In this verse Paul specifies what is implied in v17. Paul may be guessing, but it seems likely that he is aware of a rumor that Titus has extracted money from the Corinthian church and passed it on to Paul for his personal use. Paul states categorically that Titus has never scammed them; Paul and Titus are of the same mind and disposition. Paul may have in mind a particular visit of Titus to Corinth. Of those recorded, we have the visit to carry the severe letter to the Corinthians, 7:6, 7, ..., and the visit to establish the collection for the poor saints in Jerusalem, 8:6, 10. Skimming from the collection may well be the rumor Paul is dealing with.

mhti -"[Titus did] not [exploit you, did he?] - [i urged titus to go and i sent with him the brother. surely titus did] not [exploit you]? This intensive negation in a question prompts a negative answer. "I asked Titus to visit you and with him I sent the brother whom you know.

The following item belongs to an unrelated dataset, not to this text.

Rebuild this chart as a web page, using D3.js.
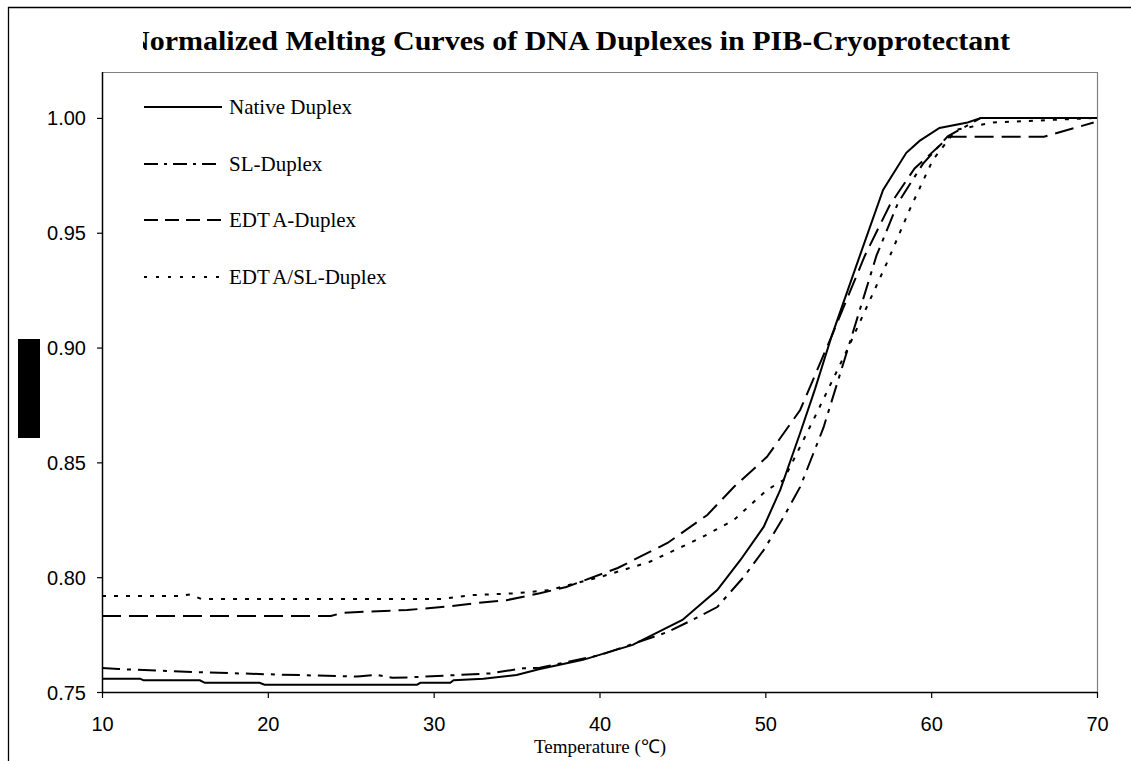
<!DOCTYPE html>
<html><head><meta charset="utf-8">
<script src="https://cdn.jsdelivr.net/npm/d3@7"></script>
<style>html,body{margin:0;padding:0;background:#fff;}svg{display:block;}</style>
</head><body>
<svg id="chart" width="1131" height="761"></svg>
<script>
const titleText = "Normalized Melting Curves of DNA Duplexes in PIB-Cryoprotectant";
const xTitle = "Temperature (\u2103)";
const xTicks = [10, 20, 30, 40, 50, 60, 70];
const yTicks = [0.75, 0.80, 0.85, 0.90, 0.95, 1.00];
const seriesNames = ["Native Duplex", "SL-Duplex", "EDTA-Duplex", "EDTA/SL-Duplex"];

const nativeT = [10, 12.3, 12.5, 15.9, 16.2, 19.5, 19.8, 29, 29.2, 31, 31.2, 33, 35, 36.4, 39, 42, 45, 47.1, 48.5, 49.9, 50.9, 52.1, 53, 54, 55.6, 57.1, 58.5, 59.3, 60.5, 62.2, 63, 70];
const nativeV = [0.7558, 0.7558, 0.7551, 0.7551, 0.754, 0.754, 0.7532, 0.7532, 0.754, 0.754, 0.7551, 0.7558, 0.7574, 0.7600, 0.764, 0.7705, 0.7814, 0.7944, 0.8075, 0.8219, 0.838, 0.8628, 0.882, 0.905, 0.938, 0.9686, 0.9848, 0.990, 0.9956, 0.998, 1.0, 1.0];

const slT = [10, 11, 14.7, 20.1, 25.4, 26.5, 27.5, 28.6, 31.4, 33.4, 35.4, 36.4, 40, 44.1, 45.6, 47.1, 48.7, 49.9, 51.1, 52.1, 53.5, 55, 56.7, 58, 59.5, 61, 63, 70];
const slV = [0.7604, 0.7600, 0.7589, 0.7577, 0.7567, 0.7575, 0.7562, 0.7564, 0.7574, 0.7581, 0.7603, 0.7606, 0.766, 0.7761, 0.7814, 0.787, 0.8001, 0.8118, 0.8262, 0.8393, 0.865, 0.900, 0.94, 0.963, 0.980, 0.992, 1.0, 1.0];

const edtaT = [10, 23.8, 24.5, 26, 28.4, 30.8, 32.4, 34.4, 36.4, 38, 41.1, 44.1, 46.5, 48.1, 50.1, 52.1, 54, 56, 57.5, 59, 61.1, 66.8, 69.8];
const edtaV = [0.7831, 0.7831, 0.7845, 0.785, 0.7857, 0.7872, 0.7886, 0.790, 0.793, 0.7957, 0.804, 0.8149, 0.8271, 0.8393, 0.8524, 0.8728, 0.905, 0.94, 0.962, 0.978, 0.9918, 0.9918, 0.998];

const edtaSlT = [10, 14.7, 15.3, 16, 30.4, 32.4, 35, 37, 40, 43, 46.1, 48.1, 50.1, 51.1, 53, 55, 57.4, 58.7, 60.1, 61.5, 63.7, 70];
const edtaSlV = [0.7918, 0.7918, 0.7925, 0.7905, 0.7905, 0.7922, 0.793, 0.7944, 0.800, 0.8066, 0.8171, 0.8249, 0.838, 0.8423, 0.87, 0.90, 0.938, 0.960, 0.9817, 0.9948, 0.998, 1.0];

const seriesT = [nativeT, slT, edtaT, edtaSlT];
const seriesV = [nativeV, slV, edtaV, edtaSlV];
const dashes = [null, "18,7,4,7", "19,8", "4,8"];
const legendDashes = [null, "14,6,3,6", "14,7", "3,9"];

(function () {
const svg = d3.select("#chart");
const pL = 102, pR = 1097, pT = 72, pB = 692;
const x = d3.scaleLinear().domain([10, 70]).range([pL, pR]);
const y = d3.scaleLinear().domain([0.75, 1.02]).range([pB, pT]);
const serif = "'Liberation Serif', 'Times New Roman', serif";
const sans = "'Liberation Sans', Arial, sans-serif";

svg.append("path").attr("d", "M8.5,761 V7.5 H1131").attr("fill", "none").attr("stroke", "#000").attr("stroke-width", 1.3);

svg.append("clipPath").attr("id", "tclip").append("rect").attr("x", 143).attr("y", 0).attr("width", 1000).attr("height", 70);
svg.append("text").attr("clip-path", "url(#tclip)")
  .attr("x", 569).attr("y", 50).attr("text-anchor", "middle")
  .attr("font-family", serif).attr("font-weight", "bold")
  .attr("font-size", 27).attr("textLength", 882).attr("lengthAdjust", "spacingAndGlyphs")
  .text(titleText);

svg.append("path").attr("d", `M${pL},${pT + 0.5} H${pR + 0.5} V${pB}`).attr("fill", "none").attr("stroke", "#808080").attr("stroke-width", 1.2);

const xAxis = d3.axisBottom(x).tickValues(xTicks).tickSize(6).tickFormat(d3.format("d"));
const yAxis = d3.axisLeft(y).tickValues(yTicks).tickSize(5).tickFormat(d3.format(".2f"));
const gx = svg.append("g").attr("transform", `translate(0,${pB})`).call(xAxis);
const gy = svg.append("g").attr("transform", `translate(${pL},0)`).call(yAxis);
gx.select(".domain").attr("d", `M${pL},0.5H${pR}`).attr("stroke", "#000").attr("stroke-width", 1.5);
gy.select(".domain").attr("d", `M0.5,${pT}V${pB}`).attr("stroke", "#000").attr("stroke-width", 1.5);
gx.selectAll(".tick line").attr("stroke", "#000").attr("stroke-width", 1.2);
gy.selectAll(".tick line").attr("stroke", "#000").attr("stroke-width", 1.2);
gx.selectAll(".tick text").attr("font-family", sans).attr("font-size", 20).attr("fill", "#000").attr("y", 0).attr("dy", "1.95em");
gy.selectAll(".tick text").attr("font-family", sans).attr("font-size", 20).attr("fill", "#000").attr("x", -16).attr("dy", "0.35em");

svg.append("text").attr("x", 600).attr("y", 753).attr("text-anchor", "middle")
  .attr("font-family", serif).attr("font-size", 19).text(xTitle);

svg.append("rect").attr("x", 18).attr("y", 339).attr("width", 22).attr("height", 99).attr("fill", "#000");

const line = d3.line().x(d => x(d[0])).y(d => y(d[1]));
seriesT.forEach((ts, i) => {
  const pts = ts.map((t, j) => [t, seriesV[i][j]]);
  svg.append("path").datum(pts).attr("d", line).attr("fill", "none").attr("stroke", "#000")
    .attr("stroke-width", 2).attr("stroke-dasharray", dashes[i]);
});

const legY = [107, 164, 220, 277];
seriesNames.forEach((name, i) => {
  svg.append("line").attr("x1", 144).attr("x2", 222).attr("y1", legY[i]).attr("y2", legY[i])
    .attr("stroke", "#000").attr("stroke-width", 2).attr("stroke-dasharray", legendDashes[i]);
  const t = svg.append("text").attr("x", 229).attr("y", legY[i]).attr("dy", "0.35em")
    .attr("font-family", serif).attr("font-size", 21);
  if (name.startsWith("EDTA")) {
    t.append("tspan").text("EDT");
    t.append("tspan").attr("dx", 4).text(name.slice(3));
  } else {
    t.text(name);
  }
});
})();
</script>
</body></html>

Surely Titus did not exploit you?", Harris.

ou "[did we] not [walk]" - [did we] not [walk in / by the same spirit? did we] not [walk in / by the same steps]? This negation in a question prompts a positive answer. The verb "to walk" is plural, so "do not he and I walk = conduct ourselves in / by the same s/Spirit?"

tw/ ... pneumati (a atoV) dat. "in the [same] spirit / by the [same] Spirit?" - Fee in Presence, 1994, argues that the Holy Spirit is intended, so NIV11, as in "walking by / with the Spirit", a dative of means or association. but most commentators opt for "spirit", taking the dative as adverbial, attendant circumstance / manner, "in the same spirit", "spirit" = "human disposition", Thrall, so Furnish, Martin, Barrett, Barnett; "the same mind ... the same steps", Furnish. The Corinthian believers would have known Titus very well, given his time with them. They would know that he had never taken advantage of them, no more than Paul would take advantage of them.